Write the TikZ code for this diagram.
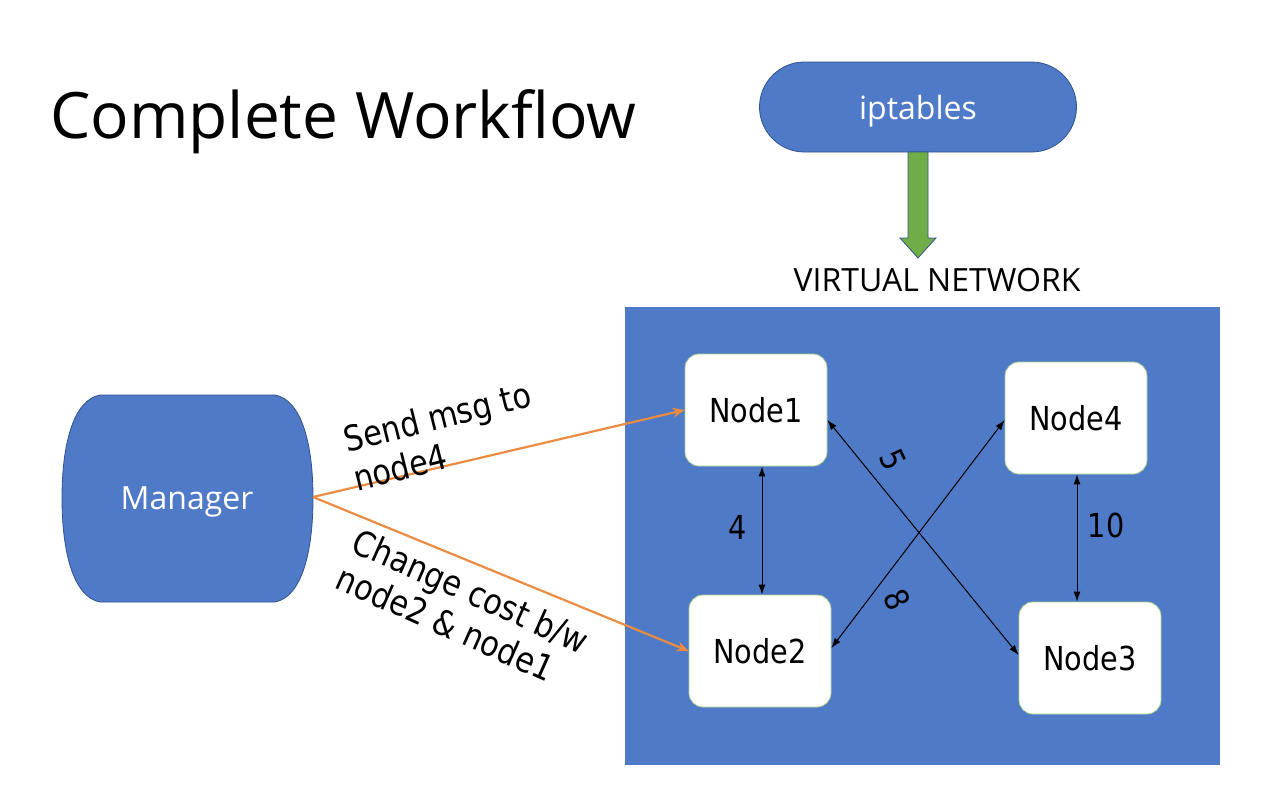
\documentclass[tikz,border=0pt]{standalone}
\usepackage{fontspec}
\setmainfont{Open Sans}
\newfontfamily\labelfont[FakeStretch=0.87]{DejaVu Sans}
\usetikzlibrary{arrows.meta}
\definecolor{boxblue}{HTML}{4F7AC8}
\definecolor{edgeblue}{HTML}{2F528F}
\definecolor{arrowgreen}{HTML}{70AD47}
\definecolor{msgorange}{HTML}{EC8B42}
\definecolor{nodeline}{HTML}{A9D18E}

\begin{document}
\begin{tikzpicture}[x=0.5pt,y=-0.5pt,
        vnode/.style={draw=nodeline,fill=white,rounded corners=7pt,minimum width=71pt,minimum height=56pt,font=\labelfont\fontsize{16.5}{19}\selectfont},
        link/.style={{Latex[length=5pt,width=3.5pt]}-{Latex[length=5pt,width=3.5pt]},line width=0.5pt},
        msg/.style={-{Stealth[length=6pt,width=5pt]},draw=msgorange,line width=1.1pt},
        cost/.style={font=\labelfont\fontsize{16.5}{19}\selectfont},
        note/.style={align=left,anchor=center,font=\labelfont\fontsize{17.5}{20}\selectfont}]
        \useasboundingbox (0,0) rectangle (1280,810);
        \node [anchor=base west,font=\fontsize{32}{38}\selectfont] (title) at (43,138) {Complete Workflow};
        \node [draw=edgeblue,fill=boxblue,text=white,rounded corners=22.5pt,minimum width=158.5pt,minimum height=45pt,text depth=0pt,font=\fontsize{16}{19}\selectfont] (iptables) at (918,107) {iptables};
        \draw[draw=edgeblue,fill=arrowgreen,line width=0.4pt](908,152)--(928,152)--(928,238)--(936,238)--(918,258)--(900,238)--(908,238)--cycle;
        \node [font=\fontsize{16}{19}\selectfont] (vnet) at (937,280) {VIRTUAL NETWORK};
        \fill[boxblue](625,307) rectangle (1220,765);
        % manager
        \draw[draw=edgeblue,fill=boxblue,line width=0.4pt](100,395)--(275,395) .. controls (302,400) and (313,445) .. (313,498) .. controls (313,551) and (302,597) .. (275,602)--(100,602) .. controls (73,597) and (62,551) .. (62,498) .. controls (62,445) and (73,400) .. (100,395)--cycle;
        \node [text=white,text depth=0pt,font=\fontsize{16}{19}\selectfont] (manager) at (187,498) {Manager};
        \coordinate (mgr) at (313,497);
        % nodes
        \node [vnode] (node1) at (756,410) {Node1};
        \node [vnode] (node4) at (1076,418) {Node4};
        \node [vnode] (node2) at (760,651) {Node2};
        \node [vnode] (node3) at (1090,658) {Node3};
        \draw[link]([xshift=3pt]node1.south)--([xshift=1pt]node2.north);
        \draw[link]([xshift=0.5pt]node4.south)--([xshift=-6.5pt]node3.north);
        \draw[link]([yshift=-5pt]node1.east)--([yshift=1.5pt]node3.west);
        \draw[link]([yshift=-1pt]node4.west)--([yshift=1.5pt]node2.east);
        \node [cost] (c4) at (738,527) {4};
        \node [cost] (c10) at (1106,525) {10};
        \node [cost,rotate=-65] (c5) at (893,460) {5};
        \node [cost,rotate=-65] (c8) at (897,600) {8};
        % manager messages
        \draw[msg](mgr)--(node1.west);
        \draw[msg](mgr)--(node2.west);
        \node [note,rotate=14] (send) at (442,436) {Send msg to\\node4};
        \node [note,rotate=-24] (change) at (463,609) {Change cost b/w\\node2 \& node1};
\end{tikzpicture}
\end{document}
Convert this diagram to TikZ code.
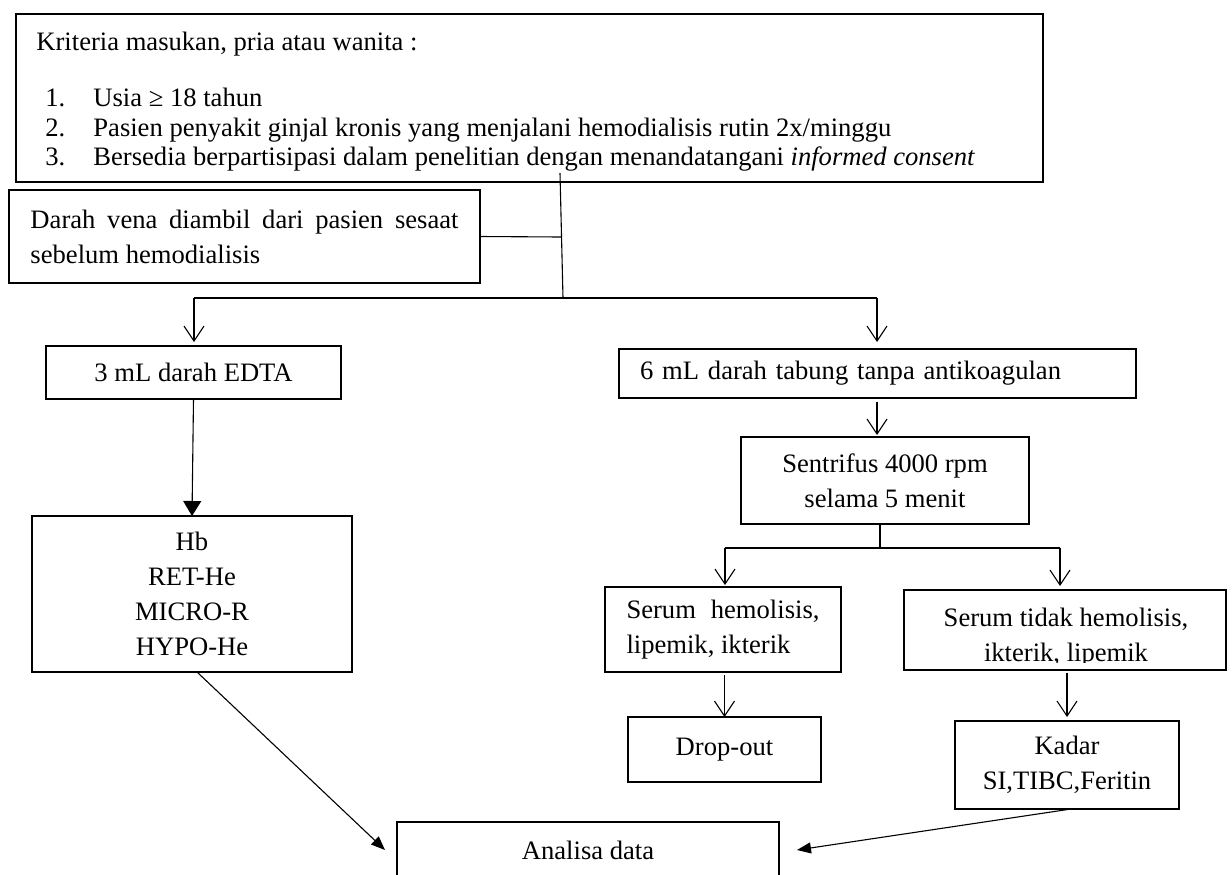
\documentclass[tikz,border=0pt]{standalone}
\usepackage{fontspec}
\setmainfont{Liberation Serif}
\usetikzlibrary{arrows.meta,calc}
\begin{document}
\begin{tikzpicture}[x=0.5pt,y=-0.5pt,
  every node/.style={font=\fontsize{13.3}{17.5}\selectfont},
  box/.style={draw, line width=0.9pt, inner sep=0pt, outer sep=0pt},
  txt/.style={inner sep=0pt},
  conn/.style={line width=0.55pt},
  openarrow/.style={conn, -{Straight Barb[length=7.5pt,width=10pt]}},
  solidarrow/.style={conn, -{Triangle[length=7.5pt,width=9pt]}},
  slimarrow/.style={conn, -{Triangle[length=7pt,width=5.5pt]}},
]
\useasboundingbox (0,0) rectangle (1232,874);
\clip (0,0) rectangle (1232,874);

% top criteria box
\node[box, minimum width=513.5pt, minimum height=84pt] (crit) at (529.5,98) {};
\node[txt, anchor=base west] (k0) at (36,50) {Kriteria masukan, pria atau wanita :};
\node[txt, anchor=base west] (n1) at (45,106) {1.};
\node[txt, anchor=base west] (k1) at (93,106) {Usia ≥ 18 tahun};
\node[txt, anchor=base west] (n2) at (45,136) {2.};
\node[txt, anchor=base west] (k2) at (93,136) {Pasien penyakit ginjal kronis yang menjalani hemodialisis rutin 2x/minggu};
\node[txt, anchor=base west] (n3) at (45,165) {3.};
\node[txt, anchor=base west] (k3) at (93,165) {Bersedia berpartisipasi dalam penelitian dengan menandatangani \textit{informed consent}};

% darah box
\node[box, minimum width=235.5pt, minimum height=46.5pt, align=left] (darah) at (244.5,236.5)
  {\makebox[214pt][s]{Darah vena diambil dari pasien sesaat}\\sebelum hemodialisis};

% left branch
\node[box, minimum width=147.5pt, minimum height=26.5pt] (edta) at (193.5,372.5) {3 mL darah EDTA};
\node[box, minimum width=160pt, minimum height=78pt, align=center] (hb) at (192,594) {Hb\\RET-He\\MICRO-R\\HYPO-He};

% right branch
\node[box, minimum width=258.5pt, minimum height=24.5pt, text width=237.5pt, inner xsep=10.5pt, inner ysep=0pt, align=left] (six) at (877.5,373.5) {6 mL darah tabung tanpa antikoagulan};
\node[box, minimum width=144pt, minimum height=43.5pt, align=center] (sent) at (885,480.5) {Sentrifus 4000 rpm\\selama 5 menit};
\node[box, minimum width=118pt, minimum height=42.5pt, align=left] (sh) at (723,629.5)
  {\makebox[96.5pt][s]{Serum hemolisis,}\\lipemik, ikterik};
\node[box, minimum width=161pt, minimum height=40pt] (st) at (1065,630) {};
\begin{scope}
  \clip (904,590) rectangle (1226,662);
  \node[txt, align=center] (sttxt) at (1066,638) {Serum tidak hemolisis,\\ikterik, lipemik};
\end{scope}
\node[box, minimum width=96.5pt, minimum height=32.5pt] (drop) at (724.5,749.5) {Drop-out};
\node[box, minimum width=112pt, minimum height=44pt, align=center] (kadar) at (1067,765) {Kadar\\SI,TIBC,Feritin};
\node[box, minimum width=191pt, minimum height=28pt] (ana) at (588,850) {Analisa data};

% connectors
\coordinate (vtop) at (560,173);
\coordinate (vbot) at (563,298);
\coordinate (vmid) at (561.5,237);
\draw[conn] (vtop) -- (vbot);
\draw[conn] (darah.east) -- (vmid);
\coordinate (bl) at (194,298);
\coordinate (br) at (877,298);
\draw[conn] (bl) -- (br);
\draw[openarrow, shorten >=2pt] (bl) -- (bl |- edta.north);
\draw[openarrow, shorten >=3.5pt] (br) -- (br |- six.north);
\draw[openarrow, shorten <=2pt, shorten >=1pt] (br |- six.south) -- (br |- sent.north);
\coordinate (bc) at (880,548);
\draw[conn] (bc |- sent.south) -- (bc);
\coordinate (b2l) at (725,548);
\coordinate (b2r) at (1060,548);
\draw[conn] (b2l) -- (b2r);
\draw[openarrow, shorten >=1pt] (b2l) -- (b2l |- sh.north);
\draw[openarrow, shorten >=2pt] (b2r) -- (b2r |- st.north);
\draw[openarrow, shorten <=1.5pt] (drop.north |- sh.south) -- (drop.north);
\draw[openarrow, shorten <=1.5pt, shorten >=2pt] (kadar.north |- st.south) -- (kadar.north);
\draw[solidarrow] (edta.south) -- (hb.north);
\coordinate (anL) at (385,850);
\coordinate (anR) at (797,850);
\draw[slimarrow] ([xshift=2.5pt]hb.south) -- (anL);
\draw[slimarrow] ([xshift=2pt]kadar.south) -- (anR);
\end{tikzpicture}
\end{document}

....................

What needs to be done :: Working from the listing above, pick out every line that has "code" and copy it.

Reply ::
Write the TikZ code for this diagram.
Convert this diagram to TikZ code.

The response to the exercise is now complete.